Max Boot: Ariel Sharon's unending legacy

Roundup: Talking About History

WHEN ARIEL Sharon became Israel's prime minister in 2001, much of the world lamented that a fatal blow had been dealt to the Mideast peace process. He was widely denounced in European and Muslim states as a butcher and a war criminal whose goal was ethnic cleansing or possibly mass murder of the Palestinians.

Now that Sharon is incapacitated, many of the same voices are mourning him — irony of ironies — as a peacemaker whose loss would make a resolution of the Israeli-Palestinian conflict harder to achieve. The current angst over Sharon's exit from power is likely to prove as misbegotten as the earlier angst over his ascension.

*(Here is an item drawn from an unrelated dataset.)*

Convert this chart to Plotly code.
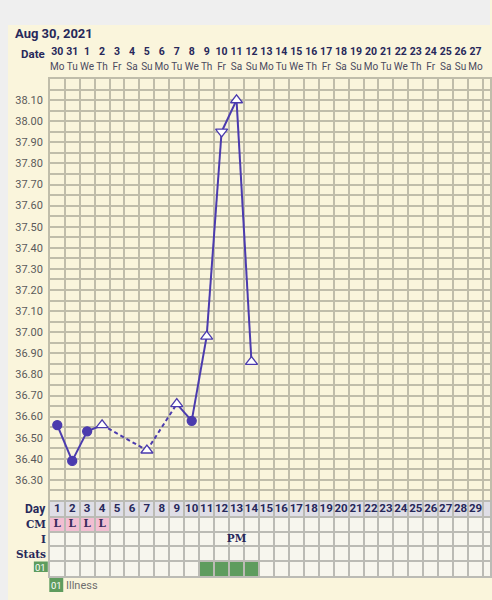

Like other great leaders, "Arik" Sharon altered reality so that the unthinkable became the inevitable. His continuing influence may be likened to that of Franklin Roosevelt or Ronald Reagan. Even after Roosevelt's death, World War II was won, a liberal postwar order was established and the New Deal remained intact. Even after Reagan's retirement, the era of big government was over, the economy stayed strong and the "evil empire" was headed for the ash heap of history.

The legacies of these presidents were ratified not only by their designated heirs (Harry Truman, George H.W. Bush) but, even more important, by presidents of the opposing party (Dwight Eisenhower, Bill Clinton). So too, in all likelihood, will Sharon's successor — whether it is Kadima's Ehud Olmert, Likud's Benjamin Netanyahu or, less likely, Labor's Amir Peretz — carry on his work.

Sharon's primary achievement was to bulldoze the fantasies of left and right. The Israeli left for years had dreamed of reaching an accord to live in peace with the Palestinians. Yasser Arafat's cynical resort to violence in 2000 — even though he was offered sovereignty over almost the entire West Bank and Gaza Strip — showed that no meaningful negotiations were possible when so many Palestinians had not truly accepted the legitimacy of a Jewish state. The right, for its part, had dreamed of settling Jews in the West Bank and Gaza Strip to make those areas forever part of Greater Israel. But the Palestinians' higher birth rate meant that before long they would become the majority, forcing Israel to jettison either its Jewish identity or its democracy.

With both negotiations and settlements exposed as impossible strategies, Sharon found a successful third way: separation. This involved a spectacular about-face from policies he had advocated throughout his career. Having long championed settlers, he now determined to pull them out of the Gaza Strip. And having opposed building a barrier along the West Bank, he now determined to do just that.

These defensive measures were coupled with a vigorous offense that included armed incursions to clean out terrorist strongholds and targeted killings to eliminate terrorist leaders. Helped by President Bush's unwavering support, his policy paid off with a 90% decline in attacks within Israel.

Perhaps no one other than Sharon could have pulled off this feat — particularly the removal of the settlers — without causing massive upheaval. But Sharon's lifelong history of fighting for the Jewish state reassured most Israelis that he would not do anything to endanger their security. The taunts of the ultra-right that he was a sellout rang hollow.

Now his work is all but done. The last major step that remains is the removal of the outlying West Bank settlements. This will not happen as quickly or as easily without Sharon's leadership, but it will still happen. That's the logic of the West Bank separation barrier, which closely tracks the cease-fire line (the Green Line) established at the end of Israel's War of Independence in 1949. Less than 10% of the West Bank will remain on the Israeli side of the barrier. The rest will wind up as part of a Palestinian state, even if the next election is won by an opponent of unilateral concessions like Netanyahu. (Recall how Netanyahu opposed the Oslo process as opposition leader but did not abandon it as prime minister from 1996-1999.)

The real challenge for Sharon's successor will be dealing not with the Palestinians but with the Iranians. The European negotiations with Tehran are exposing the futility of pursuing yet another Mideast peace process. Iran is proceeding full speed ahead with plans to build an atomic bomb even as its president vows that "Israel must be wiped off the map." With Jews once again facing the threat of genocide, the next prime minister will have to decide how to stop Iran's nuclear program before it's too late.